Of course, when you're a kid, you just accept this as life. It doesn't occur to you that any of this could be unusual, because you don't know anything else. It's only later that you recognize your extraordinary luck in growing up with such a multifacted, various, and yet safe exposure to the New. I sometimes complain about the fact that I don't really "come from" anywhere -- especially in comparison to the bogglingly deep roots that anchor Bert to the very soils of his homeland. But to tell the truth... I wouldn't have it any other way. Maybe that's only because I don't know it any other way.
But Mom does. She grew up thinking of Europe as "a place where rich people go." If anyone had told the overstressed thirteen-year-old, surviving off hard work and government aid, that she'd someday picnic in castle ruins in Germany, she would have laughed before turning back to washing the family's laundry by hand in the bathtub.
So you can imagine the guts it took for her to leave it all behind when her marriage fell apart. Mom and Dad finally admitted, toward the end of our six-year stay in Europe, that it probably Wasn't Meant to Be. A few short months later, Mom found herself in the desert in Arizona, 36 years old and sharing a bedroom with her friend's daughter and wondering how she was going to start all over again.
Well, of course she did. And by 2007, Mom had built up quite a life in Tucson. She had learned a new trade, cultivated a successful career, and even actually owned a house -- her first one -- which she then slowly filled with nice furniture. As she describes it, this seemingly mundane detail was what allowed her to finally feel like a grown-up: gypsy no more! She wasn't moving every couple of years! She was established, had friends and a career and a life, three kids grown and through college, and matching furniture.
And she looked around and said, "This is it?"
I should mention that, while Mom has certainly been persistent in attending college off and on again over the years -- even getting her Associate's Degree while we were little and taking night classes at Pima Community College while I was at the UofA -- she's never had the luxury of being able to study full-time. Yet the woman should have. She loves to learn. I think she was as fascinated by the material while I was in school as I was, and we would stay up long into the night talking about history and language and politics. Especially in recent years, her book collection has become almost exclusively non-fiction, and she's grown into a veritable unofficial expert on the history of the British Isles. She especially loves Scotland: I think something about its wild, dauntless spirit calls to her own.

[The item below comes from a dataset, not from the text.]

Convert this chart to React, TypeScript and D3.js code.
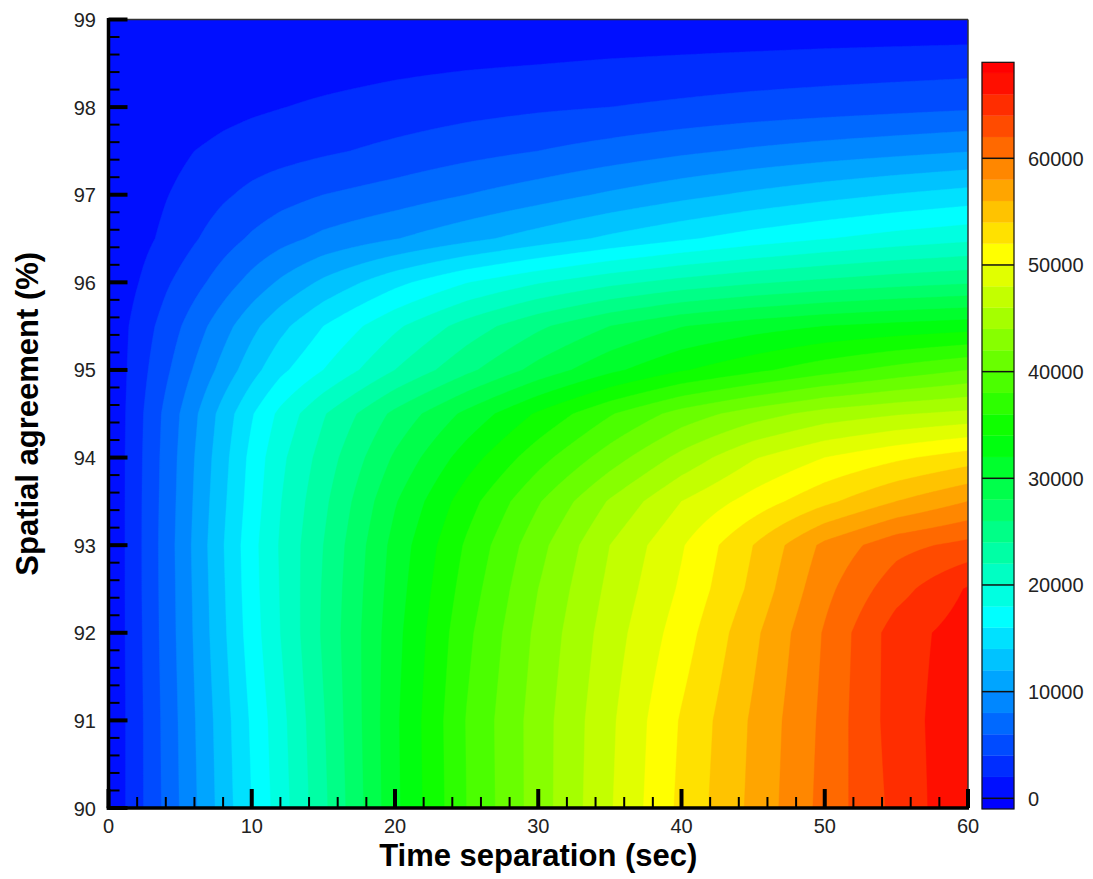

Well, after a lifetime of taking care of everyone else around her, my mom is finally doing something for herself. She sold her house; she left her job. She said goodbye to her friends. She packed up her car and drove to Pittsburgh to stay with her nephew and sister-in-law for a while.
And in August, she's moving to Scotland.
Congratulations, Mom. Let's go explore the wide, wide world again together!
4 comments:
YEAH!!!!!!!!!!!
Gee Nik, I don't know what to say except that I love you. Being Mom to you and Michael and Shauna is the BEST thing in my life. You smooth life's bumpy road for me and bring sunshine to my heart everyday.
Mom
Courage... an appreciation for life... a strong will... and a profound desire for adventure...
Look out, world!! ... Here she comes!!!
Better said than I could have, and of course you lived through it while I've only heard stories... go Connie, go!